The other day I was at a reading by another writer, Jess Walter. Jess read from his new novel, Beautiful Ruins, and afterward took questions. From the packed sales floor at Warkick’s in La Jolla, the inevitable, “What made you become a writer?” question popped up. Jess answered this as any writer would: in a drawn out winding fashion referencing his blue collar family that didn’t pay much attention to the arts, his overactive imagination from a young age, and his undying vision that he would once have a book on a shelf somewhere, ideally next to Kurt Vonnegut’s. Jess has told that story a million times, and to him only it makes sense. Only writers know why they become writers and they also know the difficulty in explaining why to other people. That explanation writers give is similar to their own process of writing: there’s a story there and only I know how to tell it. I decided to do this, to keep at this because I can’t stop. I’m destined to put my thoughts down on something. I’m driven to this.

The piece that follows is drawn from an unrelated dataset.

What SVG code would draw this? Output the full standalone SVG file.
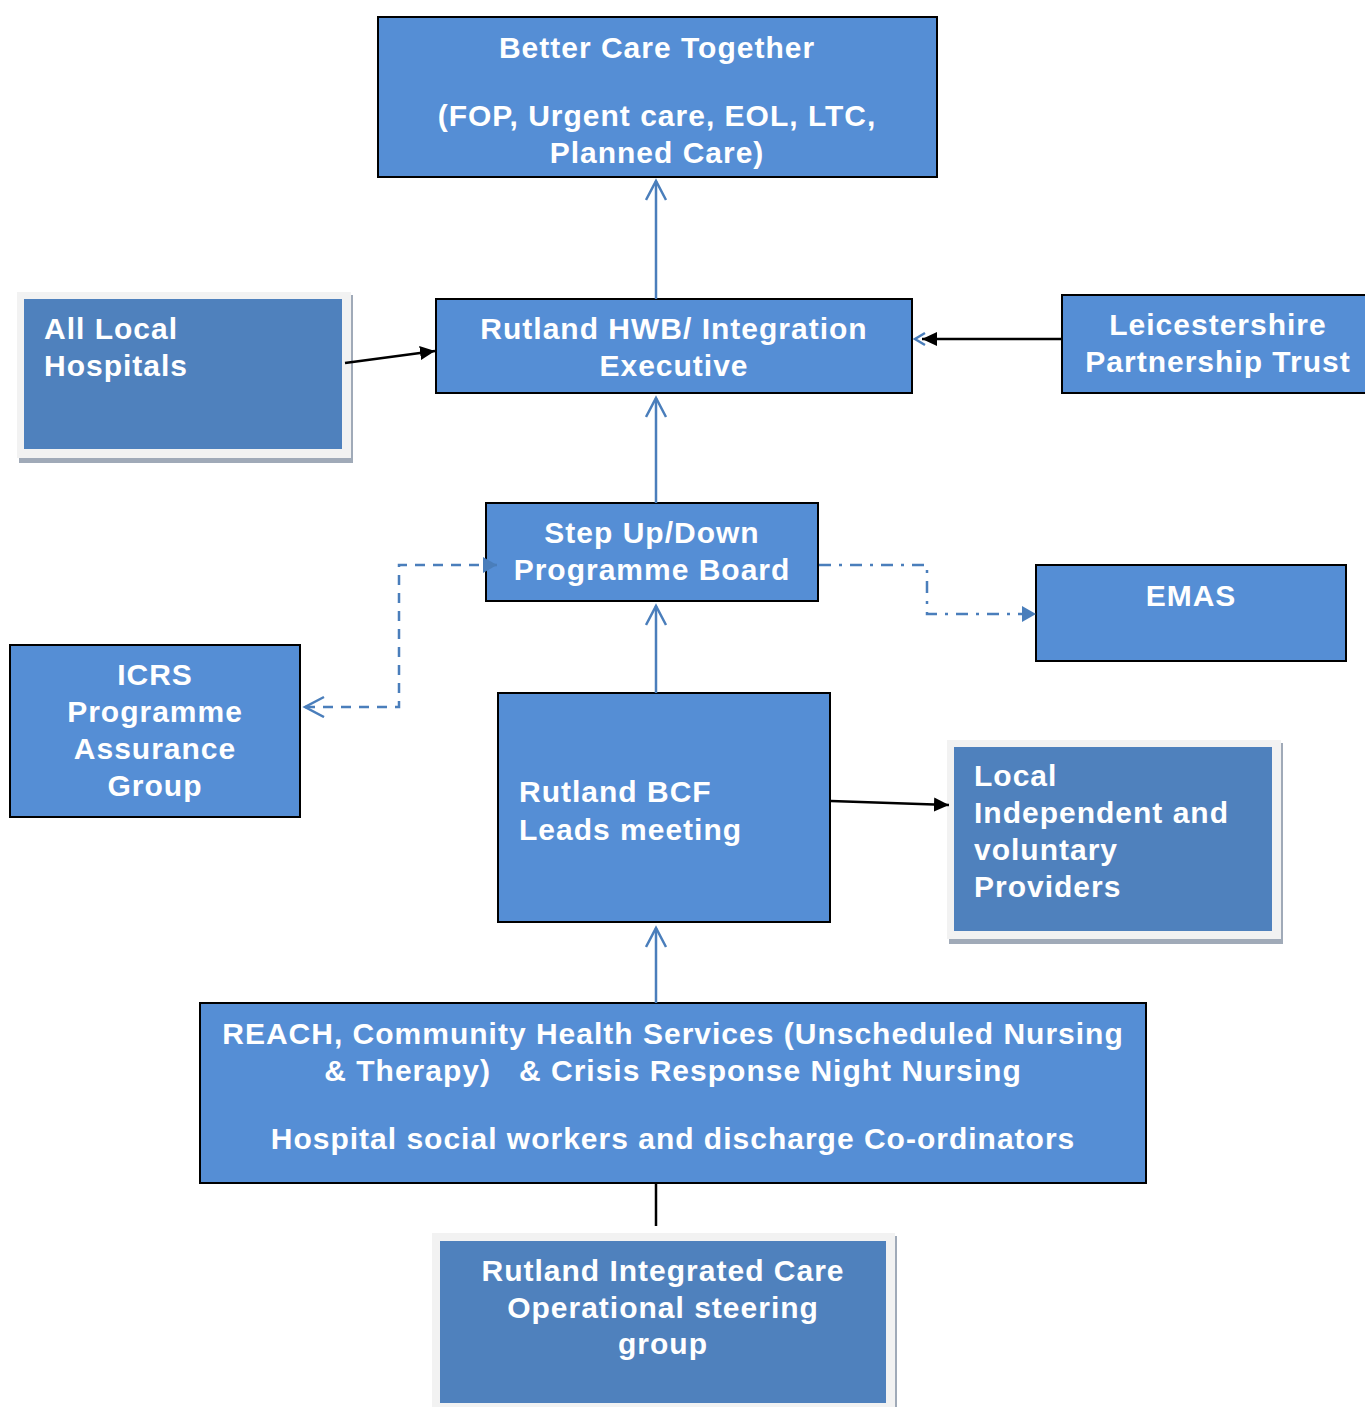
<svg xmlns="http://www.w3.org/2000/svg" width="1365" height="1407" viewBox="0 0 1365 1407">
<style>
.box{fill:#558ED5;stroke:#000;stroke-width:2}
.sbox{fill:#4F81BD}
.frame{fill:#F2F2F2}
.shadow{fill:#A0AAB8}
text{font-family:"Liberation Sans",Arial,sans-serif;font-weight:bold;font-size:30px;fill:#fff;letter-spacing:1px}
.c{text-anchor:middle}
.blue{stroke:#4A7EBB;stroke-width:2.5;fill:none}
.black{stroke:#000;stroke-width:2.5;fill:none}
</style>
<defs>
<marker id="open" markerUnits="userSpaceOnUse" markerWidth="24" markerHeight="24" refX="20" refY="11" orient="auto-start-reverse">
<polyline points="1,1 20,11 1,21" fill="none" stroke="#4A7EBB" stroke-width="2.5"/>
</marker>
<marker id="fblue" markerUnits="userSpaceOnUse" markerWidth="18" markerHeight="18" refX="14" refY="8" orient="auto">
<polygon points="0,0 14,8 0,16" fill="#4A7EBB"/>
</marker>
<marker id="fblack" markerUnits="userSpaceOnUse" markerWidth="18" markerHeight="18" refX="15" refY="7" orient="auto">
<polygon points="0,0 15,7 0,14" fill="#000"/>
</marker>
</defs>
<g id="better-care">
<rect class="box" x="378" y="17" width="559" height="160"/>
<text class="c" x="657" y="58">Better Care Together</text>
<text class="c" x="657" y="126">(FOP, Urgent care, EOL, LTC,</text>
<text class="c" x="657" y="163">Planned Care)</text>
</g>
<g id="hwb">
<rect class="box" x="436" y="299" width="476" height="94"/>
<text class="c" x="674" y="339">Rutland HWB/ Integration</text>
<text class="c" x="674" y="376">Executive</text>
</g>
<g id="hospitals">
<rect class="shadow" x="19" y="295" width="334" height="168"/>
<rect class="frame" x="17" y="292" width="334" height="166"/>
<rect class="sbox" x="24" y="299" width="318" height="150"/>
<text x="44" y="339">All Local</text>
<text x="44" y="376">Hospitals</text>
</g>
<g id="lpt">
<rect class="box" x="1062" y="295" width="310" height="98"/>
<text class="c" x="1218" y="335">Leicestershire</text>
<text class="c" x="1218" y="372">Partnership Trust</text>
</g>
<g id="stepup">
<rect class="box" x="486" y="503" width="332" height="98"/>
<text class="c" x="652" y="543">Step Up/Down</text>
<text class="c" x="652" y="580">Programme Board</text>
</g>
<g id="emas">
<rect class="box" x="1036" y="565" width="310" height="96"/>
<text class="c" x="1191" y="606">EMAS</text>
</g>
<g id="icrs">
<rect class="box" x="10" y="645" width="290" height="172"/>
<text class="c" x="155" y="685">ICRS</text>
<text class="c" x="155" y="722">Programme</text>
<text class="c" x="155" y="759">Assurance</text>
<text class="c" x="155" y="796">Group</text>
</g>
<g id="bcf">
<rect class="box" x="498" y="693" width="332" height="229"/>
<text x="519" y="802">Rutland BCF</text>
<text x="519" y="840">Leads meeting</text>
</g>
<g id="providers">
<rect class="shadow" x="949" y="743" width="334" height="201"/>
<rect class="frame" x="947" y="740" width="334" height="199"/>
<rect class="sbox" x="954" y="747" width="318" height="184"/>
<text x="974" y="786">Local</text>
<text x="974" y="823">Independent and</text>
<text x="974" y="860">voluntary</text>
<text x="974" y="897">Providers</text>
</g>
<g id="reach">
<rect class="box" x="200" y="1003" width="946" height="180"/>
<text class="c" x="673" y="1044">REACH, Community Health Services (Unscheduled Nursing</text>
<text class="c" x="673" y="1081" xml:space="preserve">&amp; Therapy)   &amp; Crisis Response Night Nursing</text>
<text class="c" x="673" y="1149">Hospital social workers and discharge Co-ordinators</text>
</g>
<g id="steering">
<rect class="shadow" x="434" y="1236" width="463" height="171"/>
<rect class="frame" x="432" y="1233" width="463" height="174"/>
<rect class="sbox" x="440" y="1241" width="446" height="162"/>
<text class="c" x="663" y="1281">Rutland Integrated Care</text>
<text class="c" x="663" y="1318">Operational steering</text>
<text class="c" x="663" y="1354">group</text>
</g>
<g id="connectors">
<line class="blue" x1="656" y1="299" x2="656" y2="181" marker-end="url(#open)"/>
<line class="blue" x1="656" y1="503" x2="656" y2="398" marker-end="url(#open)"/>
<line class="blue" x1="656" y1="693" x2="656" y2="606" marker-end="url(#open)"/>
<line class="blue" x1="656" y1="1003" x2="656" y2="928" marker-end="url(#open)"/>
<line class="black" x1="656" y1="1184" x2="656" y2="1226"/>
<line class="black" x1="345" y1="363" x2="435" y2="351" marker-end="url(#fblack)"/>
<polyline points="925,333 915,339 925,345" fill="none" stroke="#4A7EBB" stroke-width="2.5"/>
<line class="black" x1="1061" y1="339" x2="922" y2="339" marker-end="url(#fblack)"/>
<line class="black" x1="831" y1="801" x2="949" y2="805" marker-end="url(#fblack)"/>
<polyline class="blue" points="305,707 399,707 399,565 497,565" stroke-dasharray="10,8" marker-start="url(#open)" marker-end="url(#fblue)"/>
<polyline class="blue" points="819,565 927,565 927,614 1036,614" stroke-dasharray="12,8,3,8" marker-end="url(#fblue)"/>
</g>
</svg>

So, whether that writer choses to share that work, or attempts to put it out there for the world—for profit or not—is another story. It’s a story that again, only a writer can tell. It’s also a decision a writer has to make early on, a quandary we face every day when we set out to compose: will this continue to fulfill me without any type of return, and if I were to get a return, will I be able to maintain my true purpose and not become a whore? After everything, will any of these clay tablets matter to anyone? Anyone at all?